Klausner stepped down from his post as NCI director in September to briefly head the Case Institute of Health Science and Technology. In December, he joined the National Academies as a senior fellow and special advisor to the academy presidents for counterterrorism and as a liaison to the White House.

In his newly created role, Klausner uses his extensive ties in both the U.S. government and the scientific community to help the National Academies apply the best science and technology expertise to increasing homeland security. He co-chairs the Committee on the Science and Technology Agenda for Countering Terrorism, charged with identifying high-priority research agendas that focus on biological, chemical, nuclear and radiological threats; information technology; transportation; energy facilities, buildings and fixed infrastructure; and behavioral, social and institutional issues.

Klausner also serves as a direct liaison between the White House Office of Science and Technology Policy Director John Marburger and National Academy counterterrorism efforts.

Commenting on how the United States can respond effectively to the potential threat of bioterrorism, Klausner said, "We will need to create products for which there may not be markets in the normal sense, but markets that must be driven, I suspect, by the government, recognizing national needs or potential national needs." He noted this would require sustained federal commitment to science and technology as well as new ways to synchronize the activities of the academic, public and private sectors.

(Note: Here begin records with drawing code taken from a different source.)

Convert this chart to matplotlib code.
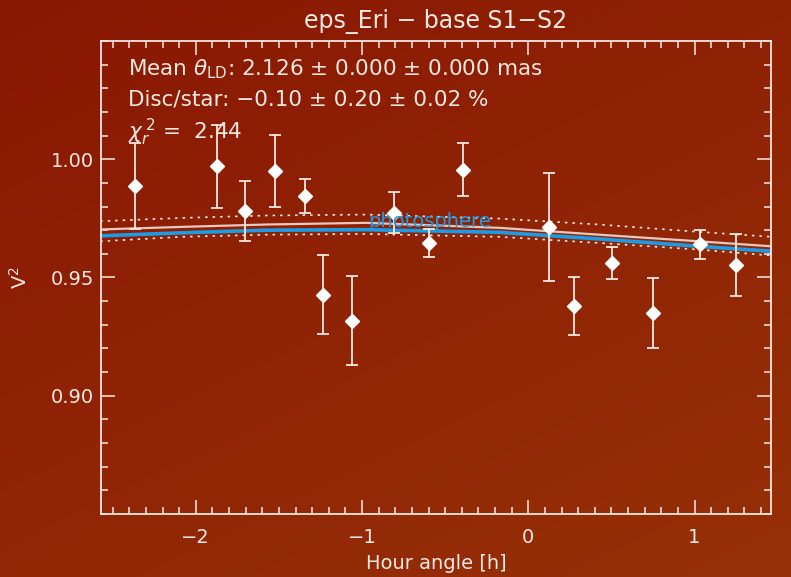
import numpy as np
import matplotlib
matplotlib.use("Agg")
import matplotlib.pyplot as plt
from matplotlib.ticker import MultipleLocator

plt.rcParams['font.family'] = ['DejaVu Sans']
plt.rcParams['mathtext.fontset'] = 'dejavusans'

# measured squared visibilities
hour = [-2.365, -1.872, -1.702, -1.521, -1.344, -1.236, -1.059, -0.810,
        -0.600, -0.390, 0.124, 0.276, 0.506, 0.750, 1.034, 1.248]
v2 = [0.9888, 0.9970, 0.9780, 0.9949, 0.9843, 0.9428, 0.9318, 0.9773,
      0.9646, 0.9956, 0.9712, 0.9378, 0.9562, 0.9351, 0.9640, 0.9552]
v2_err = [0.0181, 0.0175, 0.0127, 0.0152, 0.0072, 0.0167, 0.0189, 0.0087,
          0.0059, 0.0111, 0.0228, 0.0122, 0.0067, 0.0148, 0.0061, 0.0131]

# model curves
model_h = [-2.575, -2.078, -1.574, -0.974, -0.176, 0.424, 1.024, 1.46]
photosphere = [0.9676, 0.9689, 0.9700, 0.9702, 0.9691, 0.9663, 0.9632, 0.9611]
fit = [0.9703, 0.9714, 0.9724, 0.9731, 0.9710, 0.9681, 0.9653, 0.9632]
fit_hi = [0.9738, 0.9752, 0.9762, 0.9766, 0.9749, 0.9724, 0.9693, 0.9672]
fit_lo = [0.9653, 0.9672, 0.9681, 0.9684, 0.9672, 0.9646, 0.9618, 0.9593]

fg = '#f6e8e2'
blue = '#1c9ce6'

fig = plt.figure(figsize=(7.91, 5.77), dpi=100)

# warm gradient backdrop
bg = fig.add_axes([0, 0, 1, 1], zorder=-1)
yy, xx = np.mgrid[0:1:200j, 0:1:200j]
t = 0.6 * yy + 0.4 * xx
top = np.array([0.54, 0.09, 0.01])
bot = np.array([0.59, 0.19, 0.03])
img = top[None, None, :] * (1 - t[..., None]) + bot[None, None, :] * t[..., None]
bg.imshow(img, aspect='auto', extent=[0, 1, 0, 1], origin='upper')
bg.axis('off')

ax = fig.add_axes([0.1277, 0.1092, 0.847, 0.8198])
ax.set_facecolor('none')

ax.plot(model_h, fit_hi, color=fg, lw=1.2, ls=(0, (1.5, 3)))
ax.plot(model_h, fit_lo, color=fg, lw=1.2, ls=(0, (1.5, 3)))
ax.plot(model_h, fit, color='#e8c8c0', lw=1.6)
ax.plot(model_h, photosphere, color=blue, lw=2.6)
ax.text(-0.96, 0.9736, 'photosphere', color=blue, fontsize=14,
        ha='left', va='center')

ax.errorbar(hour, v2, yerr=v2_err, fmt='D', color=fg, ecolor=fg,
            mfc='white', mec='white', ms=7, elinewidth=1.3, capsize=4,
            capthick=1.3)

ax.set_xlim(-2.57, 1.46)
ax.set_ylim(0.85, 1.05)
ax.set_xticks([-2, -1, 0, 1])
ax.set_xticklabels(['\u22122', '\u22121', '0', '1'])
ax.set_yticks([0.90, 0.95, 1.00])
ax.set_yticklabels(['0.90', '0.95', '1.00'])
ax.xaxis.set_minor_locator(MultipleLocator(0.1))
ax.yaxis.set_minor_locator(MultipleLocator(0.01))
ax.tick_params(which='both', direction='in', top=True, right=True,
               colors=fg, labelcolor=fg, labelsize=14, width=1.1)
ax.tick_params(which='major', length=10)
ax.tick_params(which='minor', length=5)
ax.tick_params(axis='x', which='major', pad=10)
ax.tick_params(axis='y', which='major', pad=5)
for s in ax.spines.values():
    s.set_color(fg)
    s.set_linewidth(1.3)

ax.set_xlabel('Hour angle [h]', color=fg, fontsize=14, labelpad=5)
ax.set_ylabel('V$^2$', color=fg, fontsize=14, labelpad=14)
ax.set_title('eps_Eri \u2212 base S1\u2212S2', color=fg, fontsize=17, pad=9)

ax.text(0.04, 0.941, r'Mean $\theta_{\rm LD}$: 2.126 $\pm$ 0.000 $\pm$ 0.000 mas',
        transform=ax.transAxes, color=fg, fontsize=15.5, va='center')
ax.text(0.04, 0.876, 'Disc/star: \u22120.10 \u00b1 0.20 \u00b1 0.02 %',
        transform=ax.transAxes, color=fg, fontsize=15.5, va='center')
ax.text(0.04, 0.806, r'$\chi_r^{\,2}$ =  2.44',
        transform=ax.transAxes, color=fg, fontsize=15.5, va='center')

fig.savefig('out.png', dpi=100)
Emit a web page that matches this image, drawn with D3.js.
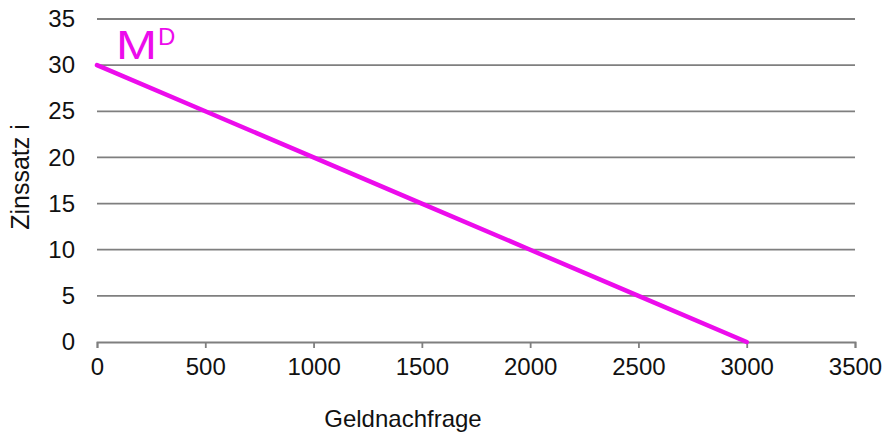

In addition to his post at the National Academies, Klausner was named executive director of the Bill and Melinda Gates Foundation's global health program earlier this month.

Klausner received his undergraduate degree from Yale and his M.D. from Duke University. Before joining the NCI, he was chief of the cell biology and metabolism branch of the National Institute of Child Health and Human Development. His research has focused on general and novel mechanisms to regulate complex genetic networks in human cells. His description of cellular iron metabolism has provided a detailed picture of post-transcriptional gene regulation.

A version of this article appeared in MIT Tech Talk on May 22, 2002.